Myth: You Can Hide Assets to Protect Them from Bankruptcy
Fact: Hiding assets to avoid bankruptcy is illegal and can result in severe consequences.
- Bankruptcy trustees are skilled at identifying hidden assets, and you’re legally obligated to disclose all your assets.
- If you’re found to have concealed assets, your bankruptcy can be extended, or you may face criminal charges.
Myth: Bankruptcy Is the Only Option for Debt Relief
Fact: Bankruptcy is one option, but there are alternatives.
- Debt management plans, individual voluntary arrangements (IVAs), and debt consolidation are viable alternatives to bankruptcy.
- Consider every available avenue and consult with experts to find the ideal resolution tailored to your unique circumstances.
Myth: Bankruptcy Is a Quick Fix
Fact: Bankruptcy is a journey, not an immediate remedy.
- The duration of bankruptcy can vary, sometimes extending beyond a year.
- This process encompasses evaluations, legal hearings, and potentially liquidating assets, all of which require time.
- A bankruptcy record remains on your credit report for six years.
Myth: Bankruptcy Erases All Financial Responsibilities
Fact: Bankruptcy doesn’t exempt you from all financial responsibilities.

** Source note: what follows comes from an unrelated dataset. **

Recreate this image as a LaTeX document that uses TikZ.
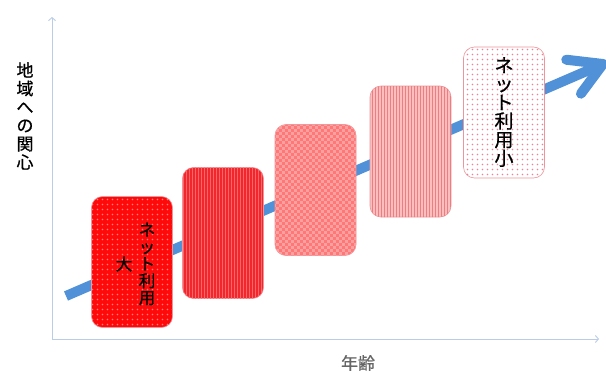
\documentclass[tikz,border=0pt]{standalone}
\usepackage{fontspec}
\newfontfamily\jp{Noto Sans CJK JP}[FakeBold=0.7]
\usetikzlibrary{patterns.meta,arrows.meta,calc}
\definecolor{axisc}{RGB}{185,205,230}
\definecolor{flow}{RGB}{80,145,215}
\definecolor{c1}{RGB}{255,10,10}
\definecolor{c1d}{RGB}{255,130,130}
\definecolor{c2}{RGB}{240,40,45}
\definecolor{c2d}{RGB}{255,100,105}
\definecolor{c3}{RGB}{255,120,120}
\definecolor{c3d}{RGB}{255,160,160}
\definecolor{c4}{RGB}{250,190,190}
\definecolor{c4d}{RGB}{238,125,130}
\definecolor{c5d}{RGB}{235,130,150}
\definecolor{edge}{RGB}{235,150,155}
\tikzdeclarepattern{name=mydots,type=uncolored,bottom left={(-.1pt,-.1pt)},top right={(5.1pt,5.1pt)},tile size={(5pt,5pt)},
  code={\fill (2.5pt,2.5pt) circle (0.8pt);}}
\tikzdeclarepattern{name=vstripes,type=uncolored,bottom left={(-.1pt,-.1pt)},top right={(3.1pt,3.1pt)},tile size={(3pt,3pt)},
  code={\fill (0pt,0pt) rectangle (1.3pt,3pt);}}
\tikzdeclarepattern{name=thinstripes,type=uncolored,bottom left={(-.1pt,-.1pt)},top right={(3.1pt,3.1pt)},tile size={(3pt,3pt)},
  code={\fill (0pt,0pt) rectangle (1pt,3pt);}}
\tikzdeclarepattern{name=checks,type=uncolored,bottom left={(-.1pt,-.1pt)},top right={(6.1pt,6.1pt)},tile size={(6pt,6pt)},
  code={\fill (0pt,0pt) rectangle (3pt,3pt); \fill (3pt,3pt) rectangle (6pt,6pt);}}
\tikzset{
  card/.style={draw=edge, line width=0.6pt, rounded corners=11pt, inner sep=0pt,
    minimum width=81pt, minimum height=131pt},
  axis/.style={draw=axisc, line width=0.9pt, -{Straight Barb[length=3pt,width=7pt]}},
  vtext/.style={align=center, inner sep=0pt},
}
\begin{document}
\begin{tikzpicture}[x=1pt,y=-1pt]
\useasboundingbox (0,0) rectangle (606,372);
% axes
\coordinate (o) at (52,339);
\coordinate (yt) at (52,17);
\coordinate (xt) at (599,339);
\draw[axis] (o) -- (yt);
\draw[axis] (o) -- (xt);
% flow arrow
\coordinate (as) at (66,296);
\coordinate (ae) at (603,64);
\draw[flow, line width=10pt] (as) -- (ae);
\draw[flow, line width=10pt, line cap=round, line join=round]
  ($(ae)!37pt!30:(as)$) -- (ae) -- ($(ae)!37pt!-30:(as)$);
% cards
\node[card, fill=c1, postaction={pattern=mydots, pattern color=c1d}] (b1) at (132,262) {};
\node[card, fill=c2, postaction={pattern=vstripes, pattern color=c2d}] (b2) at (223,233) {};
\node[card, fill=c3, postaction={pattern=checks, pattern color=c3d}] (b3) at (315.5,190) {};
\node[card, fill=c4, postaction={pattern=thinstripes, pattern color=c4d}] (b4) at (410.5,151.5) {};
\node[card, fill=white, postaction={pattern=mydots, pattern color=c5d}] (b5) at (504,112.5) {};
% texts
\node[vtext, font=\jp\fontsize{16.5}{17}\selectfont] (t1) at (147,264) {ネ\\ッ\\ト\\利\\用};
\node[inner sep=0pt, font=\jp\fontsize{16.5}{17}\selectfont] (t1b) at (124,264) {大};
\node[vtext, font=\jp\fontsize{19}{18.6}\selectfont] (t5) at (504,112) {ネ\\ッ\\ト\\利\\用\\小};
\node[vtext, font=\jp\fontsize{17}{18.4}\selectfont] (ylab) at (25,116) {地\\域\\へ\\の\\関\\心};
\node[inner sep=0pt, font=\jp\fontsize{17}{18}\selectfont, text=black!60] (xlab) at (358,363) {年齢};
\end{tikzpicture}
\end{document}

- You may still be liable for certain debts, such as secured loans or debts incurred after the bankruptcy filing.
- Child support, spousal maintenance, and court fines remain your responsibility.
Myth: You Can’t Rebuild Your Credit After Bankruptcy
Fact: You can rebuild your credit after bankruptcy with patience and responsible financial management.
- Start by budgeting, saving, and establishing an emergency fund.
- Apply for a secured credit card or credit-builder loan to demonstrate responsible credit use.
- Make on-time payments and avoid accruing more debt.
The thought of bankruptcy can be daunting, but it’s crucial to separate the hearsay from the truth to make educated decisions!